The Green Party, which nominated Mr. Nader in 2000, has a fresh candidate this time in former Georgia Rep. Cynthia McKinney. Ms. McKinney is on the ballot of 30 states, and the party is fighting for access in several more states.

Another former Georgia representative to Congress, Bob Barr, is a candidate who may have the greatest potential to be a spoiler. Rep. Barr, the Libertarian Party’s presidential nominee, is aiming to be on 45 state ballots. Last week, he filed suit against the Maine Secretary of State’s office, claiming he was denied due process.

Republicans complain that independent presidential candidate Ross Perot cost George H.W. Bush re-election in 1992, siphoning away votes from the incumbent and allowing Bill Clinton to win with less than 50 percent of the vote. Democrats complain Mr. Nader cost Al Gore Florida, allowing George W. Bush to win with 500,000 fewer voters nationwide than Mr. Gore.

Such sour grapes should be set aside, because it’s hard to see third party candidates as anything but good for the democratic process. Mr. Perot effectively introduced the federal deficit as a campaign issue, and Mr. Nader nudged the Democratic Party back to its core values.

One reform to the U.S. presidential election process that has been suggested is approval voting. One version would allow voters to check off as many names as they like on the ballot, and the top two candidates would then be candidates in a runoff. The process liberates voters from the perception of “throwing away” their votes for a minor candidate.

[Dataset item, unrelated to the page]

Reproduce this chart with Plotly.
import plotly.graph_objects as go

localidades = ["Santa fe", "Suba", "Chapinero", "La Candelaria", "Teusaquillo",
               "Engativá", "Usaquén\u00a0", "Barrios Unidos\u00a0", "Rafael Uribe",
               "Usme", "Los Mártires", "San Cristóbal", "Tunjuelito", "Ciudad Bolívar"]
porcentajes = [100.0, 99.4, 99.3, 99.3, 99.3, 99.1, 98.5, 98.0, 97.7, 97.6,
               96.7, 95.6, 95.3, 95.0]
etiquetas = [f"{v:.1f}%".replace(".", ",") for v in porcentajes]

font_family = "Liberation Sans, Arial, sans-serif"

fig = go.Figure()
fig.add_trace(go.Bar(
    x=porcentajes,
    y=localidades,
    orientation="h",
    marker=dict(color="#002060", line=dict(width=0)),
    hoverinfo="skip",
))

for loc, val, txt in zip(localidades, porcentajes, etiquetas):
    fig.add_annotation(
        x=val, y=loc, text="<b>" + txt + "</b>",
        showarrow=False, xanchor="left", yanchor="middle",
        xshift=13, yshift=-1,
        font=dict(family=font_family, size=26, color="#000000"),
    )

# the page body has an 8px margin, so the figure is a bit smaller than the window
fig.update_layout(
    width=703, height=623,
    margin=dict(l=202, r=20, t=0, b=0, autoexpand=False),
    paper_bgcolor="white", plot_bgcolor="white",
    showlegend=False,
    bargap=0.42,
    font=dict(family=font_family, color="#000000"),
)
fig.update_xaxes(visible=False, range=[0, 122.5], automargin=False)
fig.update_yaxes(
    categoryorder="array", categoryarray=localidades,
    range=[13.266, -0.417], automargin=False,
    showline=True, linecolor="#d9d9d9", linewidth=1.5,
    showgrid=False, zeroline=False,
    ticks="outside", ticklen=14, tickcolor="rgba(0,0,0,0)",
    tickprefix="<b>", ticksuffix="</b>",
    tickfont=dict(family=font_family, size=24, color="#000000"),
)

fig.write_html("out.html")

Another reform is to make ballot access for candidates easier. Unlike citizen vetoes and referendums, another name on the ballot does not become a stick in the spoke of the governing.

Come the morning of Nov. 5, the names Barr, Nader, McKinney or Paul may be uttered like swear words by Democrats or Republicans. If so, the fault will lie with the major candidates, not the true outsiders.